THE United States of America, the greatest food-producing country in the world, is suffering from the adulteration of food products. The extent of this adulteration it is difficult to comprehend, but it grows largely, in fact almost entirely, out of excessive competition. There is hardly an article of food that has not been at some time more or less adulterated; flour, butter, chcese, tea and coffee, syrups, spices of all kinds, extracts, baking powders; and yet, notwithstanding this great adulteration of food, every manufacturer will testify that he is perfectly willing to stop the adulteration if his competitors will stop so that he can honestly compete with them.

This was especially true in the case of flour, and investigation during last session of Congress showed that very dangerous and absolutely insoluble substances were being used to adulterate flour, and it became very well known that this fact impaired the credit of American flour in foreign countries. The adulteration became so extensive that the manufacturers who would not use adulterants appealed to Congress for protection, and the law as applied to oleomargarine and filled cheese was made applicable to mixed flour. At the present time it is perfectly clear that the mixing of flour has practically stopped in the United States. This not only assists the honest manufacturer of flour, but it protects the consumer and at the same time gives us a reputation for manufacturing honest goods, and its influence has already been felt in our export trade to all the countries that buy our flour.

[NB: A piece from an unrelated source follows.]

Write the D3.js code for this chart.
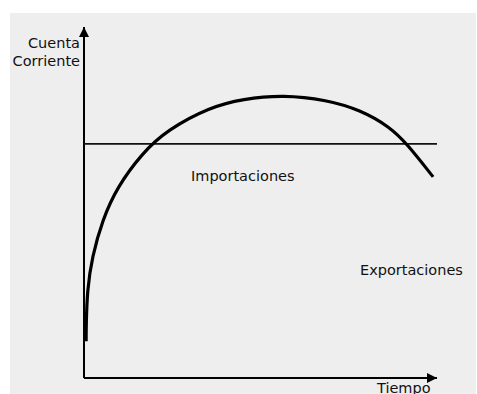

The Committee on Manufactures has had presented to it letters that come from at least twelve or fifteen of the large cities of the world, all of the same tenor and general effect as the following:

"London, October 12, 1899. "Dear Sirs: Replying to yours of the 16th ultimo, with regard to the pure food law now in operation in your country, since this act was passed by Congress it has certainly restored confidence on this side, and in my opinion will materially assist your export trade. “Yours faithfully,

W. M. MEESON, "The 'Modern Miller,' St. Louis.


It is a well-known fact that our meat products have had a greater demand and better sale since the Government undertook their inspection, and it is safe to say that nothing will more encourage our export trade than for the Government of the United States to have some standard fixed, to which the food products of the United States must rise before they can be sold to our own people or our customers abroad.

It is not the purpose of this article to go into details, either as to the different adulterations or as to the remedies proposed, but a general discussion may be advisable to give the reader an idea of the needs of legislation and of the legislation which is pending

In the first place, it would seem apparent that national legislation is necessary, for the reason that different State Legislatures have different ideas as to food products and food standards. Take for illustration the subject of beers and malt liquors. Practically every manufacturer of these goods ships from one State to another. What would be satisfactory under the law of New York might not be satisfactory under the law of New Jersey. As a matter of fact, the Government tests and analyses that have lately been made by Dr. Wiley, the Chief Chemist of the Agricultural Department, at the invitation of the Senate Committee, show that the American malt liquors are actually superior as a rule to the imported malt liquors, and that in the language of Dr. Wiley, "out of the analysis of about fifty American beers, I think only two contained the least trace of a preservative, which is not the case in the imported beers.”

Practically every manufacturer of this product is willing to have a Government standard fixed whereby the article shall contain at least a certain percentage of malt extracts, etc., but the reader can see at once the manifest injustice if one standard were to be fixed by the Government and the States fixed another standard. The law would lack uniformity in its application, and a practical law must be uniform.